In [131]:
import pandas as pd
train_data = pd.read_csv('train.csv')
test_data = pd.read_csv('test.csv')

target=train_data.SalePrice

# Drop houses where target is NA
train_data.dropna(axis=0, subset=['SalePrice'], inplace=True)

# Drop saleprice column
predictors = train_data.drop(['SalePrice'],axis=1)

# Find column with missing values
columns_with_missing = [col for col in train_data.columns if train_data[col].isnull().any()]

columns_with_missing_test = [col for col in test_data.columns if test_data[col].isnull().any()]

train_predictors = train_data.drop(['Id','SalePrice'] + columns_with_missing, axis = 1)
test_predictors = test_data.drop(['Id'] + columns_with_missing_test, axis = 1)

# "cardinality" means the number of unique values in a column.
# We use it as our only way to select categorical columns.
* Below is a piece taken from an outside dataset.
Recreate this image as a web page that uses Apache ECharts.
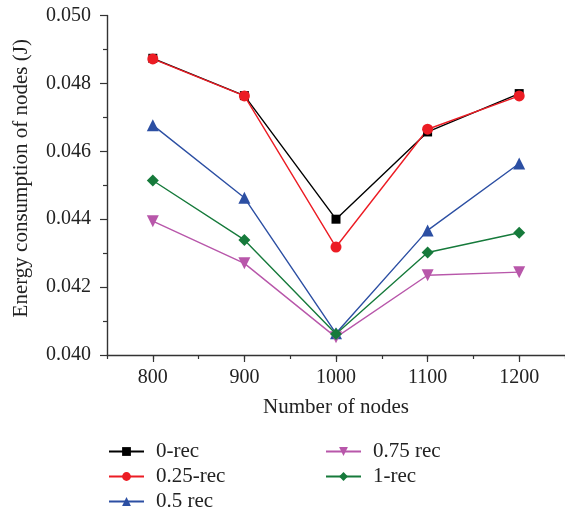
<!DOCTYPE html>
<html>
<head>
<meta charset="utf-8">
<script src="https://cdn.jsdelivr.net/npm/echarts@6/dist/echarts.min.js"></script>
<style>html,body{margin:0;padding:0;background:#fff;}#c{width:565px;height:515px;}</style>
</head>
<body>
<div id="c"></div>
<script>
var categories = ['800', '900', '1000', '1100', '1200'];
var rec0   = [0.04874, 0.04764, 0.04400, 0.04657, 0.04770];
var rec025 = [0.04872, 0.04763, 0.04318, 0.04665, 0.04763];
var rec05  = [0.04677, 0.04463, 0.04064, 0.04367, 0.04564];
var rec075 = [0.04394, 0.04270, 0.04052, 0.04235, 0.04244];
var rec1   = [0.04514, 0.04339, 0.04062, 0.04302, 0.04360];
var yTicks = [0.040, 0.042, 0.044, 0.046, 0.048, 0.050];

var FONT = 'Liberation Serif';
var TXT = '#222';
var chart = echarts.init(document.getElementById('c'), null, {renderer: 'canvas'});

function mk(name, data, color, symbol, size, rot) {
  return {
    name: name, type: 'line', data: data, xAxisIndex: 0,
    symbol: symbol, symbolSize: size, symbolRotate: rot || 0,
    lineStyle: {color: color, width: 1.4},
    itemStyle: {color: color},
    emphasis: {disabled: true}, animation: false
  };
}

chart.setOption({
  animation: false,
  textStyle: {fontFamily: FONT, color: TXT},
  grid: {left: 107, top: 15.5, width: 460, height: 339.5, containLabel: false},
  xAxis: [{
    type: 'category', data: categories, boundaryGap: true,
    name: 'Number of nodes', nameLocation: 'middle', nameGap: 42,
    nameTextStyle: {fontFamily: FONT, fontSize: 21, color: TXT},
    axisLine: {show: true, lineStyle: {color: '#333', width: 1.4}},
    axisTick: {show: true, alignWithLabel: true, length: 7, inside: false, lineStyle: {color: '#333', width: 1.2}},
    axisLabel: {fontFamily: FONT, fontSize: 20, color: TXT, margin: 13},
    splitLine: {show: false}
  }, {
    type: 'value', min: 750, max: 1250, interval: 50, position: 'bottom',
    axisLine: {show: false},
    axisTick: {show: true, length: 4, lineStyle: {color: '#333', width: 1.2}},
    axisLabel: {show: false}, splitLine: {show: false}
  }],
  yAxis: {
    type: 'value', min: 0.040, max: 0.050, interval: 0.002,
    name: 'Energy consumption of nodes (J)', nameLocation: 'middle', nameGap: 75,
    nameTextStyle: {fontFamily: FONT, fontSize: 21, color: TXT, padding: [0, 0, 0, 14]},
    axisLine: {show: true, lineStyle: {color: '#333', width: 1.4}},
    axisTick: {show: true, length: 7, lineStyle: {color: '#333', width: 1.2}},
    minorTick: {show: true, splitNumber: 2, length: 4, lineStyle: {color: '#333', width: 1.2}},
    axisLabel: {fontFamily: FONT, fontSize: 20, color: TXT, margin: 16,
      formatter: function (v) { return v.toFixed(3); }},
    splitLine: {show: false}
  },
  legend: [{
    data: ['0-rec', '0.25-rec', '0.5 rec'], orient: 'vertical', left: 108, top: 441,
    itemWidth: 35, itemHeight: 11, itemGap: 4, padding: 0,
    textStyle: {fontFamily: FONT, fontSize: 21, color: TXT, padding: [0, 0, 0, 7]}
  }, {
    data: ['0.75 rec', '1-rec'], orient: 'vertical', left: 325, top: 441,
    itemWidth: 35, itemHeight: 11, itemGap: 4, padding: 0,
    textStyle: {fontFamily: FONT, fontSize: 21, color: TXT, padding: [0, 0, 0, 7]}
  }],
  series: [
    mk('0-rec', rec0, '#000000', 'rect', 9),
    mk('0.25-rec', rec025, '#ec1c24', 'circle', 11),
    mk('0.5 rec', rec05, '#2c4fa3', 'triangle', 12),
    mk('0.75 rec', rec075, '#b857aa', 'triangle', 12, 180),
    mk('1-rec', rec1, '#167a3b', 'diamond', 12)
  ]
});
</script>
</body>
</html>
cardinality_cols = [cname for cname in train_predictors.columns 
                    if train_predictors[cname].nunique()<10 and train_predictors[cname].dtype == "object"]

numerical_cols = [cname for cname in train_predictors.columns 
                    if train_predictors[cname].dtype in ['int64', 'float64']]
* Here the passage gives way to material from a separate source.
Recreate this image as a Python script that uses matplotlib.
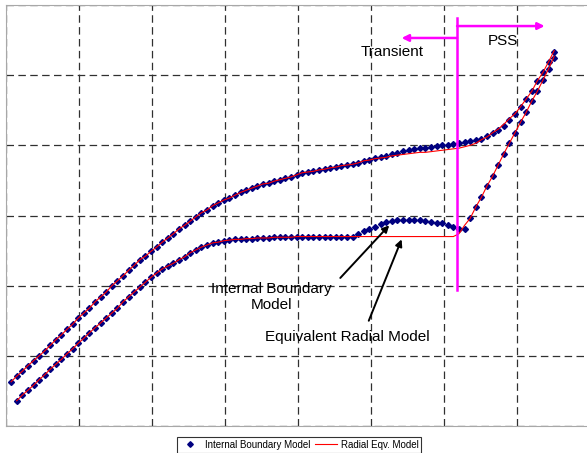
import numpy as np
import matplotlib
matplotlib.use('Agg')
import matplotlib.pyplot as plt

plt.rcParams['font.family'] = ['Liberation Sans', 'DejaVu Sans']

# sample grid (log time, evenly spaced)
t = np.linspace(0.07, 7.51, 98)

# Internal Boundary Model - upper curve (pressure)
ib_p = [0.63, 0.71, 0.78, 0.86, 0.93, 1.00, 1.07, 1.15, 1.23, 1.30,
        1.38, 1.45, 1.54, 1.61, 1.68, 1.77, 1.84, 1.91, 2.00, 2.07,
        2.14, 2.22, 2.29, 2.37, 2.42, 2.49, 2.55, 2.62, 2.68, 2.74,
        2.81, 2.86, 2.92, 2.98, 3.04, 3.08, 3.14, 3.18, 3.22, 3.25,
        3.29, 3.33, 3.36, 3.39, 3.42, 3.45, 3.46, 3.49, 3.51, 3.53,
        3.55, 3.58, 3.61, 3.62, 3.63, 3.65, 3.66, 3.68, 3.69, 3.71,
        3.72, 3.73, 3.75, 3.78, 3.79, 3.82, 3.83, 3.85, 3.88, 3.89,
        3.92, 3.93, 3.95, 3.96, 3.96, 3.98, 3.99, 4.00, 4.00, 4.02,
        4.03, 4.05, 4.06, 4.08, 4.09, 4.13, 4.18, 4.22, 4.28, 4.36,
        4.45, 4.55, 4.66, 4.77, 4.92, 5.04, 5.19, 5.33]

# Internal Boundary Model - lower curve (derivative), first sample missing
ib_d = [np.nan, 0.36, 0.44, 0.51, 0.58, 0.66, 0.73, 0.81, 0.88, 0.95,
        1.03, 1.10, 1.18, 1.25, 1.33, 1.40, 1.47, 1.54, 1.61, 1.68,
        1.77, 1.84, 1.91, 1.98, 2.05, 2.12, 2.18, 2.24, 2.28, 2.32,
        2.37, 2.41, 2.47, 2.51, 2.55, 2.58, 2.61, 2.62, 2.64, 2.65,
        2.66, 2.66, 2.67, 2.67, 2.68, 2.68, 2.68, 2.69, 2.69, 2.69,
        2.69, 2.70, 2.70, 2.70, 2.70, 2.70, 2.70, 2.70, 2.70, 2.70,
        2.70, 2.70, 2.74, 2.78, 2.81, 2.84, 2.88, 2.91, 2.92, 2.94,
        2.94, 2.94, 2.94, 2.93, 2.92, 2.91, 2.90, 2.89, 2.86, 2.84,
        2.81, 2.81, 2.96, 3.12, 3.26, 3.42, 3.56, 3.72, 3.88, 4.03,
        4.18, 4.33, 4.47, 4.63, 4.77, 4.93, 5.09, 5.24]

# Radial Eqv. Model - upper curve
rad_p = [0.63, 0.71, 0.78, 0.86, 0.93, 1.00, 1.07, 1.15, 1.23, 1.30,
         1.38, 1.45, 1.54, 1.61, 1.68, 1.77, 1.84, 1.91, 2.00, 2.07,
         2.14, 2.22, 2.29, 2.37, 2.42, 2.49, 2.55, 2.62, 2.68, 2.74,
         2.81, 2.86, 2.92, 2.98, 3.04, 3.08, 3.14, 3.18, 3.22, 3.25,
         3.29, 3.33, 3.36, 3.39, 3.42, 3.45, 3.46, 3.49, 3.51, 3.53,
         3.55, 3.58, 3.61, 3.62, 3.63, 3.65, 3.66, 3.68, 3.69, 3.71,
         3.72, 3.73, 3.75, 3.78, 3.79, 3.81, 3.82, 3.83, 3.85, 3.86,
         3.87, 3.88, 3.89, 3.90, 3.90, 3.91, 3.92, 3.93, 3.94, 3.95,
         3.96, 3.98, 4.00, 4.03, 4.08, 4.12, 4.18, 4.23, 4.30, 4.38,
         4.45, 4.55, 4.66, 4.77, 4.92, 5.04, 5.19, 5.35]

# Radial Eqv. Model - lower curve
rad_d = [np.nan, 0.36, 0.44, 0.51, 0.58, 0.66, 0.73, 0.81, 0.88, 0.95,
         1.03, 1.10, 1.18, 1.25, 1.33, 1.40, 1.47, 1.54, 1.61, 1.68,
         1.77, 1.84, 1.91, 1.98, 2.05, 2.12, 2.18, 2.24, 2.28, 2.32,
         2.37, 2.41, 2.47, 2.51, 2.55, 2.58, 2.61, 2.62, 2.64, 2.65,
         2.66, 2.66, 2.67, 2.67, 2.68, 2.68, 2.68, 2.69, 2.69, 2.69,
         2.69, 2.70, 2.70, 2.70, 2.70, 2.70, 2.70, 2.70, 2.70, 2.70,
         2.70, 2.70, 2.70, 2.70, 2.70, 2.70, 2.70, 2.70, 2.70, 2.70,
         2.70, 2.70, 2.70, 2.70, 2.70, 2.70, 2.70, 2.70, 2.70, 2.70,
         2.74, 2.86, 2.96, 3.12, 3.26, 3.42, 3.56, 3.72, 3.88, 4.03,
         4.18, 4.33, 4.47, 4.63, 4.77, 4.93, 5.09, 5.27]

t_switch = 6.18  # transient / PSS boundary

fig = plt.figure(figsize=(5.87, 4.53), dpi=100)
ax = fig.add_axes([6/587, 27/453, 581/587, 421/453])

ax.plot(t, ib_p, 'D', color='#000080', markersize=3.0, label='Internal Boundary Model')
ax.plot(t, ib_d, 'D', color='#000080', markersize=3.0)
ax.plot(t, rad_p, '-', color='red', lw=0.8, label='Radial Eqv. Model')
ax.plot(t, rad_d, '-', color='red', lw=0.8)

ax.set_xlim(0, 7.96)
ax.set_ylim(0, 6)
ax.set_xticks(range(0, 8))
ax.set_yticks(range(0, 7))
ax.set_xticklabels([])
ax.set_yticklabels([])
ax.tick_params(length=0)
ax.grid(True, color='#303030', linestyle=(0, (6, 3.5)), lw=0.9)
for s in ['left', 'top', 'bottom']:
    ax.spines[s].set_color('#a8a8a8')
ax.spines['right'].set_visible(False)

# transient / PSS marker
ax.plot([t_switch, t_switch], [1.94, 5.81], color='magenta', lw=1.8)
ax.annotate('', xy=(5.42, 5.53), xytext=(t_switch, 5.53),
            arrowprops=dict(arrowstyle='-|>', color='magenta', lw=1.8,
                            mutation_scale=10, shrinkA=0, shrinkB=0))
ax.annotate('', xy=(7.38, 5.70), xytext=(t_switch, 5.70),
            arrowprops=dict(arrowstyle='-|>', color='magenta', lw=1.8,
                            mutation_scale=10, shrinkA=0, shrinkB=0))
ax.text(5.29, 5.33, 'Transient', fontsize=11, ha='center', va='center')
ax.text(6.81, 5.49, 'PSS', fontsize=11, ha='center', va='center')

# model labels
ax.text(3.64, 1.84, 'Internal Boundary\nModel', fontsize=11, ha='center', va='center')
ax.annotate('', xy=(5.25, 2.86), xytext=(4.58, 2.11),
            arrowprops=dict(arrowstyle='-|>', color='black', lw=1.4,
                            mutation_scale=10, shrinkA=0, shrinkB=0))
ax.text(4.67, 1.27, 'Equivalent Radial Model', fontsize=11, ha='center', va='center')
ax.annotate('', xy=(5.42, 2.66), xytext=(4.97, 1.50),
            arrowprops=dict(arrowstyle='-|>', color='black', lw=1.4,
                            mutation_scale=10, shrinkA=0, shrinkB=0))

leg = fig.legend(loc='upper center', bbox_to_anchor=(299/587, 1 - 432/453), ncol=2,
                 fontsize=7, frameon=True, fancybox=False, edgecolor='black',
                 handlelength=2.2, borderpad=0.3, columnspacing=0.5, handletextpad=0.4,
                 markerscale=0.95)
leg.get_frame().set_linewidth(0.8)

fig.savefig('out.png', dpi=100)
my_columns =cardinality_cols + numerical_cols

cardinality_cols_test = [cname for cname in test_predictors.columns 
                    if test_predictors[cname].nunique()<10 and test_predictors[cname].dtype == "object"]
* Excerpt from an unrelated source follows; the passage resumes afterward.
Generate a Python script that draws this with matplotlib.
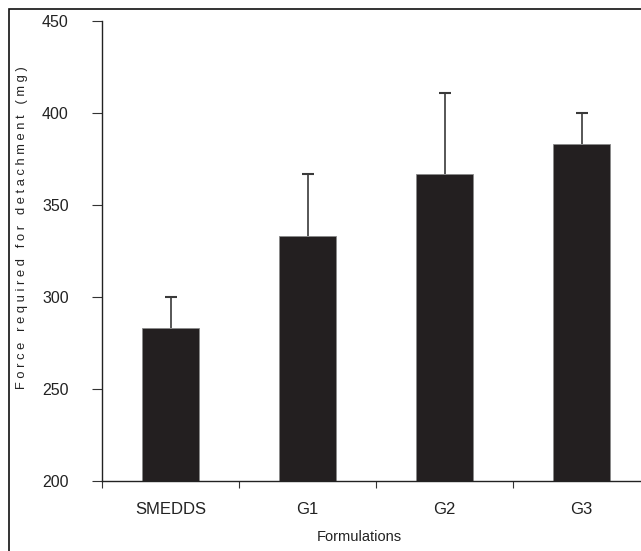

numerical_cols_test = [cname for cname in test_predictors.columns 
                    if test_predictors[cname].dtype in ['int64', 'float64']]

my_columns_test =cardinality_cols_test + numerical_cols_test

training_predictors = train_predictors[my_columns]
testing_predictors = test_predictors[my_columns_test]


In [130]:
from sklearn.model_selection import cross_val_score
from sklearn.ensemble import RandomForestRegressor

one_hot_encoded_training_predictors = pd.get_dummies(training_predictors)

def get_mae(X, y):
    # multiple by -1 to make positive MAE score instead of neg value returned as sklearn convention
    return -1 * cross_val_score(RandomForestRegressor(50), 
                                X, y, 
                                scoring = 'neg_mean_absolute_error').mean()

predictors_without_categoricals = training_predictors.select_dtypes(exclude=['object'])

mae_without_categoricals = get_mae(predictors_without_categoricals, target)

mae_one_hot_encoded = get_mae(one_hot_encoded_training_predictors, target)

print('Mean Absolute Error when Dropping Categoricals: ' + str(int(mae_without_categoricals)))
print('Mean Abslute Error with One-Hot Encoding: ' + str(int(mae_one_hot_encoded)))

Mean Absolute Error when Dropping Categoricals: 18355
Mean Abslute Error with One-Hot Encoding: 17899


**Apply to Multiple Files**

In [132]:
# Align command make sure the columns show up in the same order in both datasets (training_predictors, testing_predictors)
one_hot_encoded_training_predictors = pd.get_dummies(training_predictors)
one_hot_encoded_test_predictors = pd.get_dummies(testing_predictors)

final_train, final_test = one_hot_encoded_training_predictors.align(one_hot_encoded_test_predictors,
                                                                    join='inner', 
                                                                    axis=1)

**Submission**

In [133]:
my_model = RandomForestRegressor()
my_model.fit(final_train, target)

predicted_prices = my_model.predict(final_test)
# We will look at the predicted prices to ensure we have something sensible.
print(predicted_prices)

[133860. 150330. 171550. ... 135045. 134900. 235128.]


In [134]:
my_submission = pd.DataFrame({'Id': test_data.Id, 'SalePrice': predicted_prices})
# you could use any filename. We choose submission here
my_submission.to_csv('submission_ONE.csv', index=False)